The GoLive 550, meanwhile, cost £150 in mid January from a popular online UK retailer. There’s no real need to offer a review of that piece of kit. Anyone familiar with satnav knows how they work, and the 550 performed without a hitch across a large number of journeys, opening our eyes to a number of handy shortcuts in the process

The iPhone app’s performance was significantly less satisfying. In the first instance, this thing drains power like nothing else we’ve seen. Even if you just use it for the end of a journey, for finding a residential address in an unfamiliar area, you’ve got to be quick. We found that with a battery life of about 25 per cent remaining, the app would wring the phone’s juice out in about ten minutes. We spoke to other users who said their experience was that, even plugged into the cradle, itself plugged into the car’s cigarette lighter, the app drained power faster than the phone could pull it from the car, meaning that it ran dead even when plugged in.

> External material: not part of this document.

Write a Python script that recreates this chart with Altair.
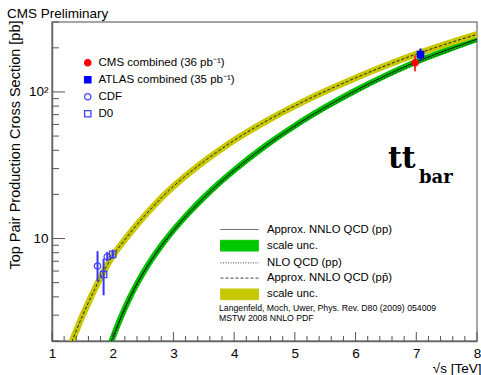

Obviously this is a hardware issue, and you could simply blame Apple’s battery technology and power management. But if one app can effectively render a phone useless, then that app isn’t going to get a lot of uptime. The phone also let itself down in terms of the audio instructions. At top volume the handset couldn’t cut it over a combination of road noise and spoken word radio, meaning that the radio had to be turned down every time an instruction was issued.

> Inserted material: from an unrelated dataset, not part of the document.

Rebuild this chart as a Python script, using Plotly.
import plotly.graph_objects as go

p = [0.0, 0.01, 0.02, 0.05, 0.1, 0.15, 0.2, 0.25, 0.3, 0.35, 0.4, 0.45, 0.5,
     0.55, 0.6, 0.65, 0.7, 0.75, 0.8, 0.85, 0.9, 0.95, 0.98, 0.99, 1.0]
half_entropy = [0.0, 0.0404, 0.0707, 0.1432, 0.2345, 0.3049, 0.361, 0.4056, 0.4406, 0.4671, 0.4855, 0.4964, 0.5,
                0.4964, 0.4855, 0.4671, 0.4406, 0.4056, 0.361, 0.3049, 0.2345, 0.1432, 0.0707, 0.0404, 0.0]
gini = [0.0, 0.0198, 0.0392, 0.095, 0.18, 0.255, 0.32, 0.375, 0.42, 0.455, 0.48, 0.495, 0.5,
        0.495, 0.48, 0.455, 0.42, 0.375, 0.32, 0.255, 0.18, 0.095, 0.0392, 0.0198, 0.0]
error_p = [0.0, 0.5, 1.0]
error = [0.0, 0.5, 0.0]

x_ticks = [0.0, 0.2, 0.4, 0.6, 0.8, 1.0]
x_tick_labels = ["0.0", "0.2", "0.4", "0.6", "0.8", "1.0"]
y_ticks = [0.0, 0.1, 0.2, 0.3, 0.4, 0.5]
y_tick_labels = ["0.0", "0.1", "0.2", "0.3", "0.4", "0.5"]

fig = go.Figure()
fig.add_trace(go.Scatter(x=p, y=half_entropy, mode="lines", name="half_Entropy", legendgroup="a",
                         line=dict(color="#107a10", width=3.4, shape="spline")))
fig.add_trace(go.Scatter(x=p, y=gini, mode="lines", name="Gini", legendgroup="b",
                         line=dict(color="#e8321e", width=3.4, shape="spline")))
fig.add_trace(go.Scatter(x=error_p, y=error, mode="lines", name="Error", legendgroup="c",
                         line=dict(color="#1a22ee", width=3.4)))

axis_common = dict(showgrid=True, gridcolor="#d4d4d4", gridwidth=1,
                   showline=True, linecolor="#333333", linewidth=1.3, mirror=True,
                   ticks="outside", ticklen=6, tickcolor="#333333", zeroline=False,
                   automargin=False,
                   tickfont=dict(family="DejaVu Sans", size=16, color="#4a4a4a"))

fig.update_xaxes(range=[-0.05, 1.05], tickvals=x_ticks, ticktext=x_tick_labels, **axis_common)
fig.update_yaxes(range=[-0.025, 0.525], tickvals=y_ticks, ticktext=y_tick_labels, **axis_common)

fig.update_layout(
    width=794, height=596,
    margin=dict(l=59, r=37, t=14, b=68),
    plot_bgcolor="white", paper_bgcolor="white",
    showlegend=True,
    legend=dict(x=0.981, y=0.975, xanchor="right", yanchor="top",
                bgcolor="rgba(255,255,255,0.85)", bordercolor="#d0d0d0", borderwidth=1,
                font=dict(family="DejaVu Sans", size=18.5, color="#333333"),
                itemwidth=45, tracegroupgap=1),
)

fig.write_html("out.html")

Then there’s the app’s inability to keep pace with the speed of the car. Even at low speeds we found ourselves a lot further down the road than the handset display, which was struggling to update fast enough to stay useful. And the iPhone’s GPS reception was repeatedly worse than the PNDs, which is pretty poor when you’re using it for navigation. That navigation was noticeably worse than what we got from the PND, unfortunately. The iPhone App tried to take us the wrong way down one-way streets, or took us to dead ends on a number of occasions.

The most obvious problem, though, is that, if you share a car with your spouse you need two handset-based solutions if you opt to shun a dedicated satnav. And that just doesn’t make sense financially; certainly if you both have iPhones.

Based on this trial, there’s only one way to go—the dedicated PND.